#### [Given records]
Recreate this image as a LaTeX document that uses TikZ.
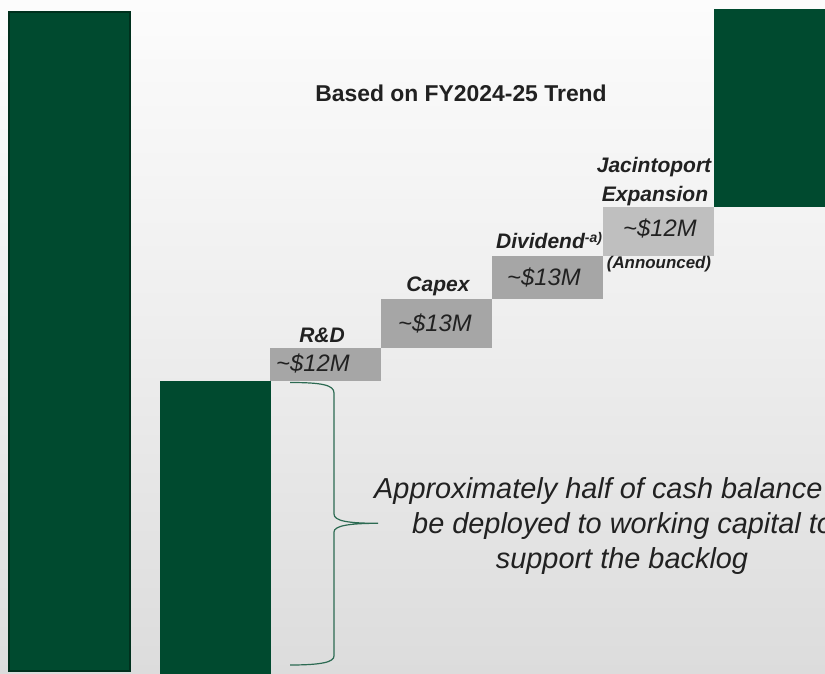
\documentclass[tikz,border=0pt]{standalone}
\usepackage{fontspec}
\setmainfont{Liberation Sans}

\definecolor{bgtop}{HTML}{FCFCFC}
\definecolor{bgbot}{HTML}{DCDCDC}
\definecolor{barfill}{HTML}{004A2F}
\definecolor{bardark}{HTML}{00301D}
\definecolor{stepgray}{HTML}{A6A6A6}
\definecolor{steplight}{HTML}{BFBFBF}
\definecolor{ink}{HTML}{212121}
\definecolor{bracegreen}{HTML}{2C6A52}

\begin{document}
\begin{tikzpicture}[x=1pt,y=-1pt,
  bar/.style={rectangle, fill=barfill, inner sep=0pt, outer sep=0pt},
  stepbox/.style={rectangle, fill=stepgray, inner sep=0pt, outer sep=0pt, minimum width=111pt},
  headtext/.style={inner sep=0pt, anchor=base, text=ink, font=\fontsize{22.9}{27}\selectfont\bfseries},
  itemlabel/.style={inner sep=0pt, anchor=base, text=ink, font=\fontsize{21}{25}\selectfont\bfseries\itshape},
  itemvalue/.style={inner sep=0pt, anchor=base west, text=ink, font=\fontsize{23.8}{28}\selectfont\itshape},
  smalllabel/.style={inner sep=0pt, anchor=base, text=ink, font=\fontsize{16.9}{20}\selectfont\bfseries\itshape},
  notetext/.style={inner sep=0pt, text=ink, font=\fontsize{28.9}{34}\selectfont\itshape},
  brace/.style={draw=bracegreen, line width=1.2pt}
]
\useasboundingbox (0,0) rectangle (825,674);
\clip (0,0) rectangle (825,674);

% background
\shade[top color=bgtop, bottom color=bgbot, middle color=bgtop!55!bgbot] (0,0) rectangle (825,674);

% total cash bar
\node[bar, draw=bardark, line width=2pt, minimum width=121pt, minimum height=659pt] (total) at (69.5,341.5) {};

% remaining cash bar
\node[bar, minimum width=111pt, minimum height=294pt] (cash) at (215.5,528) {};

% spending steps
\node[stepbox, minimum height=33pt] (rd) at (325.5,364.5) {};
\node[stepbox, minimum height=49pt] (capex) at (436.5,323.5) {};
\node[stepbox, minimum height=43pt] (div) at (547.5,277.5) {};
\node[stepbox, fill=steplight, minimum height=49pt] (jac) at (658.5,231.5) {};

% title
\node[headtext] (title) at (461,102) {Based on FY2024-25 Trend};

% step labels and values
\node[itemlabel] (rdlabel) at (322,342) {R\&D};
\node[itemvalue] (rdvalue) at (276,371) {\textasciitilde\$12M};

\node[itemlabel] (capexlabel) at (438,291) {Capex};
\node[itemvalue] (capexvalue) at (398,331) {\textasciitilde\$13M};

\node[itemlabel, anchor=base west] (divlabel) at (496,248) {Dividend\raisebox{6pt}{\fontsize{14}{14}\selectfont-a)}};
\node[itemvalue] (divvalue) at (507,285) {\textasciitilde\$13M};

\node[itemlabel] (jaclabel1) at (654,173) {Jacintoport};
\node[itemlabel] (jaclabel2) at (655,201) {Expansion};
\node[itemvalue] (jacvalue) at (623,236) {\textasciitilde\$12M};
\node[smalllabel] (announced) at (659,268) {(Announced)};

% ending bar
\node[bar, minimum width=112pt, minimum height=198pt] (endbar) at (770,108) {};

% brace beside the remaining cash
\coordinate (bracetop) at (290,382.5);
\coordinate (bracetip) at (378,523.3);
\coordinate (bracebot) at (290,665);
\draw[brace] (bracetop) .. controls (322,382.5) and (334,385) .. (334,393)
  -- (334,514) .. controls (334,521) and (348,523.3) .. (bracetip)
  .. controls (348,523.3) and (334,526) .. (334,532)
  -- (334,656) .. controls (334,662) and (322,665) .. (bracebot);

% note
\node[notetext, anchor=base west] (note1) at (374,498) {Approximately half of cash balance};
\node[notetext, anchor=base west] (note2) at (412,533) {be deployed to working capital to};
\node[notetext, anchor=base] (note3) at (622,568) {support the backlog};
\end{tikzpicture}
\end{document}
...
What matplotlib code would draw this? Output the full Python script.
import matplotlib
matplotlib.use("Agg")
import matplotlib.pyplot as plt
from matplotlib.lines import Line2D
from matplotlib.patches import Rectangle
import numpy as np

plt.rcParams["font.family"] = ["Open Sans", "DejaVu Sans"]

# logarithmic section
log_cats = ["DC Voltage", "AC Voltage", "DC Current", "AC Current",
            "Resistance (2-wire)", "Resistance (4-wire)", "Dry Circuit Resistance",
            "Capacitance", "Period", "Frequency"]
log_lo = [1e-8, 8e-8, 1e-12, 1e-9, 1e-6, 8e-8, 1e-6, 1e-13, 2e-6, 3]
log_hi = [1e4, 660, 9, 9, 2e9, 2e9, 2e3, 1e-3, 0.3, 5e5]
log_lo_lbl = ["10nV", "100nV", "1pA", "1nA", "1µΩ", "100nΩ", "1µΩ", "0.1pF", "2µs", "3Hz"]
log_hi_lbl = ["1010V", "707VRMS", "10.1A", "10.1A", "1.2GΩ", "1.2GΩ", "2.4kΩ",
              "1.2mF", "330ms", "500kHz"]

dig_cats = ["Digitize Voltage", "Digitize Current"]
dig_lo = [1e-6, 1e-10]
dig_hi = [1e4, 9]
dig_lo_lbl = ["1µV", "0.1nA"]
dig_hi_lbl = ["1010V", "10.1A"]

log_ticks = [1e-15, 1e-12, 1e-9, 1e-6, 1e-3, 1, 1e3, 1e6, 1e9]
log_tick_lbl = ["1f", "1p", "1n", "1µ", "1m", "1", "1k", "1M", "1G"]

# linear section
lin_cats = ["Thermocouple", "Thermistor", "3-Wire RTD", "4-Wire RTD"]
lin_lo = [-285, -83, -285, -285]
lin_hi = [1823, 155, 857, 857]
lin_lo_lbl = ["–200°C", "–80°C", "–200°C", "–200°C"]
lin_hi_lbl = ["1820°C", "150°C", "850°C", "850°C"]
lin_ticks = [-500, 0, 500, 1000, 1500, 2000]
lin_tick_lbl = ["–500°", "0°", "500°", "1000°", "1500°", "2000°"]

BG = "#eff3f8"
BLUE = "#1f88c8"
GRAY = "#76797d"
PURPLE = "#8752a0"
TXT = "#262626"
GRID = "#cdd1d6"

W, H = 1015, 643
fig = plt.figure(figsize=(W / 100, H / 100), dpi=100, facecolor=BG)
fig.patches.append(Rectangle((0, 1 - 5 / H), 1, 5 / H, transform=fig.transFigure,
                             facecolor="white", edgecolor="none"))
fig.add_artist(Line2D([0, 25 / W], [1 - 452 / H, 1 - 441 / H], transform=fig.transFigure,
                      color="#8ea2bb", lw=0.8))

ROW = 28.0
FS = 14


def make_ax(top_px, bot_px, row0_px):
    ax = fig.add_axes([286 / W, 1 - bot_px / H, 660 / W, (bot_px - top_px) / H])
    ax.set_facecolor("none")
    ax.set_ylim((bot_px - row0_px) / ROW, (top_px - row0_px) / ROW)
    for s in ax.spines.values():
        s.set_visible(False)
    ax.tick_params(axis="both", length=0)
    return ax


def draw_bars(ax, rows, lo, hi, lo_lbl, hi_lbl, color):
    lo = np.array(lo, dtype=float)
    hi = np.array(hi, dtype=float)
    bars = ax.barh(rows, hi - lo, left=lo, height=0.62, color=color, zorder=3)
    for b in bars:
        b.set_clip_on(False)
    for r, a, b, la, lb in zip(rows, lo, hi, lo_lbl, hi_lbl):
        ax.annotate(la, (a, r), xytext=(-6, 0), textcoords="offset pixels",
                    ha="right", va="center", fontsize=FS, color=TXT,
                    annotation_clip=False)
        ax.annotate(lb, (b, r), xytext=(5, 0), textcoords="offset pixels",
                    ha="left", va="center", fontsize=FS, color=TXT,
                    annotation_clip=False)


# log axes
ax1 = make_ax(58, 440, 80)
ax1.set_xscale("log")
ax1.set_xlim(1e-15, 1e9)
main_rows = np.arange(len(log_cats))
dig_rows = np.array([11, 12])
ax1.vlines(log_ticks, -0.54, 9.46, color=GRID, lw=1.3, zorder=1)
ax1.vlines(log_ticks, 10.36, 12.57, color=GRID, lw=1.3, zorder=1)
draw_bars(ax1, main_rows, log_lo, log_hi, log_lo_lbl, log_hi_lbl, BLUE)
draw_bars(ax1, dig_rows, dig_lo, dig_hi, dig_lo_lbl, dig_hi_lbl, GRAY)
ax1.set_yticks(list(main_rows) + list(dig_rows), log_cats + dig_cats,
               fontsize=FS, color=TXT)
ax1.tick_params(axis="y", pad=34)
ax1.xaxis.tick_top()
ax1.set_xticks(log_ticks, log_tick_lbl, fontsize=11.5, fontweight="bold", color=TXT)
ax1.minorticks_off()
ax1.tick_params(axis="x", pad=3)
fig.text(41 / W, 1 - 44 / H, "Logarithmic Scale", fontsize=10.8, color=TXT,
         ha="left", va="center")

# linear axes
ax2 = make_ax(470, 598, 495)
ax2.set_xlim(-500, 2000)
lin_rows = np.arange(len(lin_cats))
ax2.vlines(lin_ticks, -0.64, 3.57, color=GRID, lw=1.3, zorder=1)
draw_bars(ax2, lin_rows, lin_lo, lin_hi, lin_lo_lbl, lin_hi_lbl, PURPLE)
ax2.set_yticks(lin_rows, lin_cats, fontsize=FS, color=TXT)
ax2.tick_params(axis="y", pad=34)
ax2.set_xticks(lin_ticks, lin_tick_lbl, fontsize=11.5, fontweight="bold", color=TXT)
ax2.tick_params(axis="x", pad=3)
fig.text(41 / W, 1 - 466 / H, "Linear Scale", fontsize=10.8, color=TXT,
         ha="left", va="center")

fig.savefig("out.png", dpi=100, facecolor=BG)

#### [Your task]
Except for the pictures, write out exactly the lines from the line that contains "Recreate this image" through the line that contains "fill=steplight, minimum height=49pt]", including both.

#### [Output for this task]
Recreate this image as a LaTeX document that uses TikZ.
\documentclass[tikz,border=0pt]{standalone}
\usepackage{fontspec}
\setmainfont{Liberation Sans}

\definecolor{bgtop}{HTML}{FCFCFC}
\definecolor{bgbot}{HTML}{DCDCDC}
\definecolor{barfill}{HTML}{004A2F}
\definecolor{bardark}{HTML}{00301D}
\definecolor{stepgray}{HTML}{A6A6A6}
\definecolor{steplight}{HTML}{BFBFBF}
\definecolor{ink}{HTML}{212121}
\definecolor{bracegreen}{HTML}{2C6A52}

\begin{document}
\begin{tikzpicture}[x=1pt,y=-1pt,
  bar/.style={rectangle, fill=barfill, inner sep=0pt, outer sep=0pt},
  stepbox/.style={rectangle, fill=stepgray, inner sep=0pt, outer sep=0pt, minimum width=111pt},
  headtext/.style={inner sep=0pt, anchor=base, text=ink, font=\fontsize{22.9}{27}\selectfont\bfseries},
  itemlabel/.style={inner sep=0pt, anchor=base, text=ink, font=\fontsize{21}{25}\selectfont\bfseries\itshape},
  itemvalue/.style={inner sep=0pt, anchor=base west, text=ink, font=\fontsize{23.8}{28}\selectfont\itshape},
  smalllabel/.style={inner sep=0pt, anchor=base, text=ink, font=\fontsize{16.9}{20}\selectfont\bfseries\itshape},
  notetext/.style={inner sep=0pt, text=ink, font=\fontsize{28.9}{34}\selectfont\itshape},
  brace/.style={draw=bracegreen, line width=1.2pt}
]
\useasboundingbox (0,0) rectangle (825,674);
\clip (0,0) rectangle (825,674);

% background
\shade[top color=bgtop, bottom color=bgbot, middle color=bgtop!55!bgbot] (0,0) rectangle (825,674);

% total cash bar
\node[bar, draw=bardark, line width=2pt, minimum width=121pt, minimum height=659pt] (total) at (69.5,341.5) {};

% remaining cash bar
\node[bar, minimum width=111pt, minimum height=294pt] (cash) at (215.5,528) {};

% spending steps
\node[stepbox, minimum height=33pt] (rd) at (325.5,364.5) {};
\node[stepbox, minimum height=49pt] (capex) at (436.5,323.5) {};
\node[stepbox, minimum height=43pt] (div) at (547.5,277.5) {};
\node[stepbox, fill=steplight, minimum height=49pt] (jac) at (658.5,231.5) {};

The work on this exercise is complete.